§ **DIRECTIONS FOR THIS TASK**:
Check each line of the material. Copy those containing "that".

§ **RECORDS PROVIDED**:
- - - - - - -

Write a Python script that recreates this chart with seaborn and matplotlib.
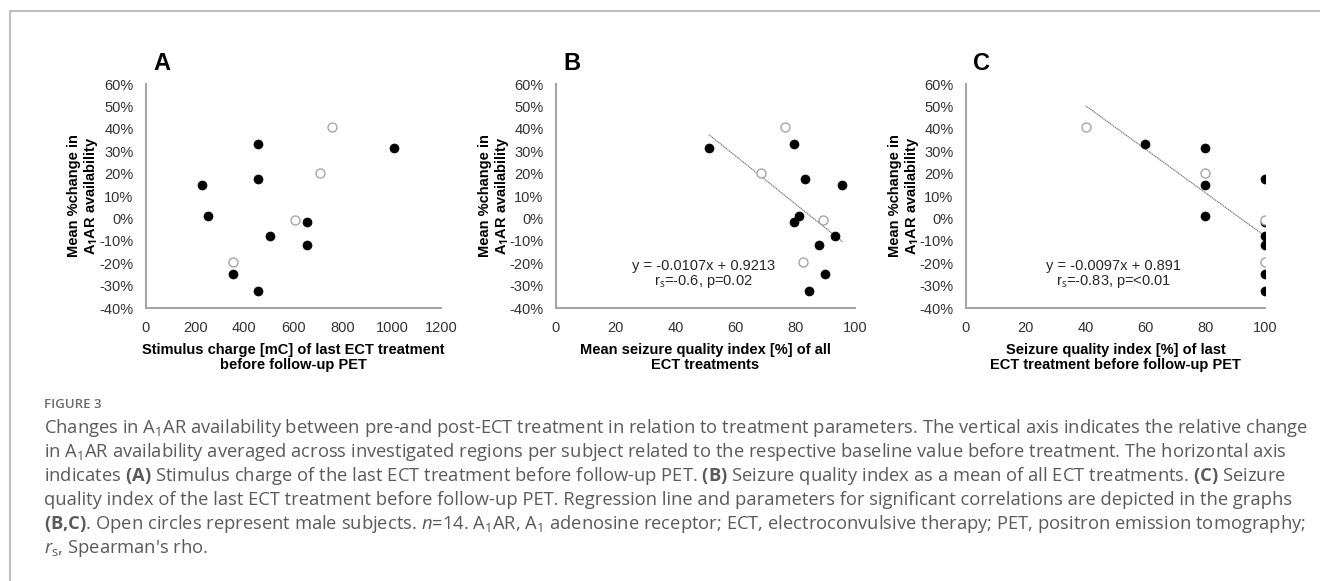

- - - - - - -

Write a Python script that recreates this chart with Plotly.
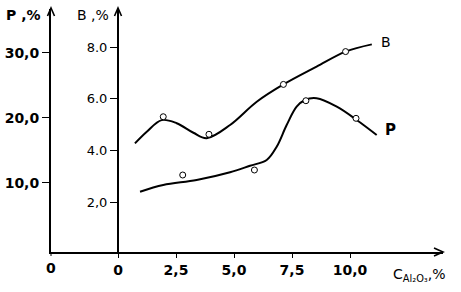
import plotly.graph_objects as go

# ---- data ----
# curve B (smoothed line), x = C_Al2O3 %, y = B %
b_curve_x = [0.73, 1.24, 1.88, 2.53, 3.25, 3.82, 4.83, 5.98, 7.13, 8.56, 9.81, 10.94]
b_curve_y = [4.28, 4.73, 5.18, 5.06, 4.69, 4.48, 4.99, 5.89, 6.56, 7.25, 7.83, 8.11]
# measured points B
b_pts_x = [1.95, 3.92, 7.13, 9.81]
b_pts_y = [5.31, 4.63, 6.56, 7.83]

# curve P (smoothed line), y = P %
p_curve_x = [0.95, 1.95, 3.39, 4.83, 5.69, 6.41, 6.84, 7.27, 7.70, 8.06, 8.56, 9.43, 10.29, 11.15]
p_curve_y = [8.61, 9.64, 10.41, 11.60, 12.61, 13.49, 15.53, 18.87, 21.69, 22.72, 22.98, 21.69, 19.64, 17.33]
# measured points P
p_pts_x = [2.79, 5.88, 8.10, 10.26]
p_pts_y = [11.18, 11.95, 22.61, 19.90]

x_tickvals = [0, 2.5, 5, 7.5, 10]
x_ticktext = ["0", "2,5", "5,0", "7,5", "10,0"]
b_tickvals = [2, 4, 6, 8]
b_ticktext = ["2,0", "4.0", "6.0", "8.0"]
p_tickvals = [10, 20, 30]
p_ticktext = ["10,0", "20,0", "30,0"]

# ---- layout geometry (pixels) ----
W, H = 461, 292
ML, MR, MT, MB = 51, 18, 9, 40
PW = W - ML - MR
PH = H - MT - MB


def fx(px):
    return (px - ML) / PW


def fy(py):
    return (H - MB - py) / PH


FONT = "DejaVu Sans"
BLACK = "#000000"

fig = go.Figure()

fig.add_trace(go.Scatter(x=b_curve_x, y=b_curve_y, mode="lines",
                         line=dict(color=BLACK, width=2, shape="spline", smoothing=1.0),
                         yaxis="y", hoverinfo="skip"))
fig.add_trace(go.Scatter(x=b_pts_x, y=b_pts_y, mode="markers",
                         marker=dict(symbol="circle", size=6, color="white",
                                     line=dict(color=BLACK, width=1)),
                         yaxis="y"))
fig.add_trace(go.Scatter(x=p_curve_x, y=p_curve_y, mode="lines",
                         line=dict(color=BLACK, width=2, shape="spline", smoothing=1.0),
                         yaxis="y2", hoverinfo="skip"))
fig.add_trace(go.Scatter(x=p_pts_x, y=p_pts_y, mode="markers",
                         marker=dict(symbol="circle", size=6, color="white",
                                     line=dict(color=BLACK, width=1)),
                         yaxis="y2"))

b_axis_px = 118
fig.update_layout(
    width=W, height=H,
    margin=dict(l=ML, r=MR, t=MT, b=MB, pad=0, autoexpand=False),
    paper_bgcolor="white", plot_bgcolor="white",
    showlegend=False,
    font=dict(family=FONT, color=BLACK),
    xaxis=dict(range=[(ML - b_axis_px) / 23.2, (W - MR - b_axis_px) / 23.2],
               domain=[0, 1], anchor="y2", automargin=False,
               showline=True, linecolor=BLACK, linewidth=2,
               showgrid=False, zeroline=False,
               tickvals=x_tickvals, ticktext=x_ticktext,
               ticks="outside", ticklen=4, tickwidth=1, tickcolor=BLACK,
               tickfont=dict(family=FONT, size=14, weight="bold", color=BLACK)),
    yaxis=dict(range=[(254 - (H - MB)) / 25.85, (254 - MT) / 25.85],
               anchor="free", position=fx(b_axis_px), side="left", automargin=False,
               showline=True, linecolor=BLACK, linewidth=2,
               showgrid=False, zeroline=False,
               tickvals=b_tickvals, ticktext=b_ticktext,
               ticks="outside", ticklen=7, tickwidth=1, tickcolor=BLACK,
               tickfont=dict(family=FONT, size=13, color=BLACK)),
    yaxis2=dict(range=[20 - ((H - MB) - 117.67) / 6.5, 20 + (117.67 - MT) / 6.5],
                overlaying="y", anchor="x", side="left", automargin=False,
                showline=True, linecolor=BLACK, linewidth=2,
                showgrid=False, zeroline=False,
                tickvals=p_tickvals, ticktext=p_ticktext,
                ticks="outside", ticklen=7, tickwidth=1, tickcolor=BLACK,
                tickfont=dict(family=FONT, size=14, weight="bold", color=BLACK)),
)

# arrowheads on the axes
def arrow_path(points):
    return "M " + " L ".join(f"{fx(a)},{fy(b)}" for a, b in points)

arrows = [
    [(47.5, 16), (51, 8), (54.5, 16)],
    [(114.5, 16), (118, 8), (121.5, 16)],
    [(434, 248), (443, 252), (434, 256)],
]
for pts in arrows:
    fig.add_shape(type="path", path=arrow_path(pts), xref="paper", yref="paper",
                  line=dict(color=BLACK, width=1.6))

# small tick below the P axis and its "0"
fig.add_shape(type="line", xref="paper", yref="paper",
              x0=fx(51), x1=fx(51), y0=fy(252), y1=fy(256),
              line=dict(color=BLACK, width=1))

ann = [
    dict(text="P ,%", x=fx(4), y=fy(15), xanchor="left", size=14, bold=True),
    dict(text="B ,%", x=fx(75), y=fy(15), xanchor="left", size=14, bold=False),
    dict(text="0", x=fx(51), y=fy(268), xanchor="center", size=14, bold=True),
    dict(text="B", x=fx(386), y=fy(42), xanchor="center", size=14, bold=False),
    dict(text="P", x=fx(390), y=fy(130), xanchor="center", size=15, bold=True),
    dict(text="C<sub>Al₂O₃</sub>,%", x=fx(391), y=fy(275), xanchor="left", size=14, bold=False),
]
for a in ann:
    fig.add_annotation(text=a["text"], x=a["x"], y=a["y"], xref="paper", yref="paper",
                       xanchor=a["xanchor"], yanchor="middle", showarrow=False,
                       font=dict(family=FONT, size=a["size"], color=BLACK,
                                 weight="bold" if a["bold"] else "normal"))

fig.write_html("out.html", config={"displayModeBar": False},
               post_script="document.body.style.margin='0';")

- - - - - - -

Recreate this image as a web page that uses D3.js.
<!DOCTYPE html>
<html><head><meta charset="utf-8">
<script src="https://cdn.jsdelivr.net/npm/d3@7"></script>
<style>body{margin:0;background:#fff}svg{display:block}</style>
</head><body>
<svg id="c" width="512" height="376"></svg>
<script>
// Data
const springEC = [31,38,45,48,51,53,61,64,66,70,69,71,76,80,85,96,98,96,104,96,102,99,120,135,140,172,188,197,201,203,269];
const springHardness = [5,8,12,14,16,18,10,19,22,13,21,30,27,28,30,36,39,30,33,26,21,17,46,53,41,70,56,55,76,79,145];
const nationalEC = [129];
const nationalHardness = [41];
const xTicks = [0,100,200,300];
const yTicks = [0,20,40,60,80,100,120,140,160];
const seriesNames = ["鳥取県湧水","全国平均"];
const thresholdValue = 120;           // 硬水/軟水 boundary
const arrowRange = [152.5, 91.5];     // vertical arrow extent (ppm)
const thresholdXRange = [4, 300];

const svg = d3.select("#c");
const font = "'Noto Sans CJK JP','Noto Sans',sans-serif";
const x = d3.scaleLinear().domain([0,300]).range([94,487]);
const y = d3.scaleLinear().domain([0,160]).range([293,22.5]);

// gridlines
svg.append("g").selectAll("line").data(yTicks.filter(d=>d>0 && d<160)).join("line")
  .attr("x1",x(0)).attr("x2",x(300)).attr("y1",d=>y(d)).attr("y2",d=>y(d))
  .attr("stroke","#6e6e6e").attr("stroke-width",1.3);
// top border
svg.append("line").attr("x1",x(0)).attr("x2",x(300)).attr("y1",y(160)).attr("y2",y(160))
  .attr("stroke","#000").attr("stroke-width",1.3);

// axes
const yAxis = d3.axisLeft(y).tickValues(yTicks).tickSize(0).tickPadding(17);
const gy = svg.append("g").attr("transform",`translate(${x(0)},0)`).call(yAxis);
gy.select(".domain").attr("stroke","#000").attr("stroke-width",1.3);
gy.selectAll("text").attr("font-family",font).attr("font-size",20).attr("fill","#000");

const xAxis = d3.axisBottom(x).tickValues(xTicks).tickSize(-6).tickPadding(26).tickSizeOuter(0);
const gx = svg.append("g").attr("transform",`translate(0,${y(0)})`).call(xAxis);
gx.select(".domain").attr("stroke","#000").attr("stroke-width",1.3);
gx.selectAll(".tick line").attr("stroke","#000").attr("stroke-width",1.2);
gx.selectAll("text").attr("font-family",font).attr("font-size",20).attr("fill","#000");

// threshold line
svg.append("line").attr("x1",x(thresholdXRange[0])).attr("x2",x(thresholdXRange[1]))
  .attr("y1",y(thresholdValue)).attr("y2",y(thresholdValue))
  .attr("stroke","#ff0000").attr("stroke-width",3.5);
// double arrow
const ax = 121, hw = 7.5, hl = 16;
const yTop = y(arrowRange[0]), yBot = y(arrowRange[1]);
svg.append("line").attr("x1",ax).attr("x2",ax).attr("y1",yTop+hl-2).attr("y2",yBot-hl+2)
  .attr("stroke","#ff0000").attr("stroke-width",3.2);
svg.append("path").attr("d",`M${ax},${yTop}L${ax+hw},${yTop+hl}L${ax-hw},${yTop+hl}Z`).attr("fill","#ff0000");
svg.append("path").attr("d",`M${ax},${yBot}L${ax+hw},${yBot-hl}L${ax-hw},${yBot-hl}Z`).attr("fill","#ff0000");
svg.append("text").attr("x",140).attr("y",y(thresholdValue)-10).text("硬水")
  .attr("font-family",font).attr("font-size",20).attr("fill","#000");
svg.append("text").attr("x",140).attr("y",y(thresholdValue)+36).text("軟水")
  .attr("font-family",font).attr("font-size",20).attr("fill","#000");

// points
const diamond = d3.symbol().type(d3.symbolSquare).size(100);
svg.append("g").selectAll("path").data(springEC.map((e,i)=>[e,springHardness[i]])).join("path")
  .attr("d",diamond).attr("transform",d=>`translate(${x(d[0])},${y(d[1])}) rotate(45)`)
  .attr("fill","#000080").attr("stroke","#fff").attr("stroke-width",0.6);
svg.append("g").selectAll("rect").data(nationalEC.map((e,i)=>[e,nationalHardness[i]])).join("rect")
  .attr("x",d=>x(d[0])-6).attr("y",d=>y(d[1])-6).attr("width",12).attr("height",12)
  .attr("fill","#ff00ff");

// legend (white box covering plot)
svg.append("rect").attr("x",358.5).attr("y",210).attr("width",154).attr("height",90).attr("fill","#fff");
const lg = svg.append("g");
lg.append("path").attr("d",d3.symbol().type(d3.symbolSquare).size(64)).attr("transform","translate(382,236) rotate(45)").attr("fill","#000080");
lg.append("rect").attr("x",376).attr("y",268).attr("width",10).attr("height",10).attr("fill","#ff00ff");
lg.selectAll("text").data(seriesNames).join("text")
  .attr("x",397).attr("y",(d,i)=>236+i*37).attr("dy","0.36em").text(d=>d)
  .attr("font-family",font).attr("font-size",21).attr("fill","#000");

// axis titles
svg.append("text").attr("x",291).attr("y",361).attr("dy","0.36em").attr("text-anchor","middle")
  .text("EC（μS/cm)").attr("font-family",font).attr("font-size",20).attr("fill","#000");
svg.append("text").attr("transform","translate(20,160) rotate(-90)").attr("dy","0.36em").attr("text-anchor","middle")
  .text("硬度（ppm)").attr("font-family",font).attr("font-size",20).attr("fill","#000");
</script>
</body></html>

- - - - - - -

§ **CORRECT RESULT**:
Write a Python script that recreates this chart with seaborn and matplotlib.
Write a Python script that recreates this chart with Plotly.
Recreate this image as a web page that uses D3.js.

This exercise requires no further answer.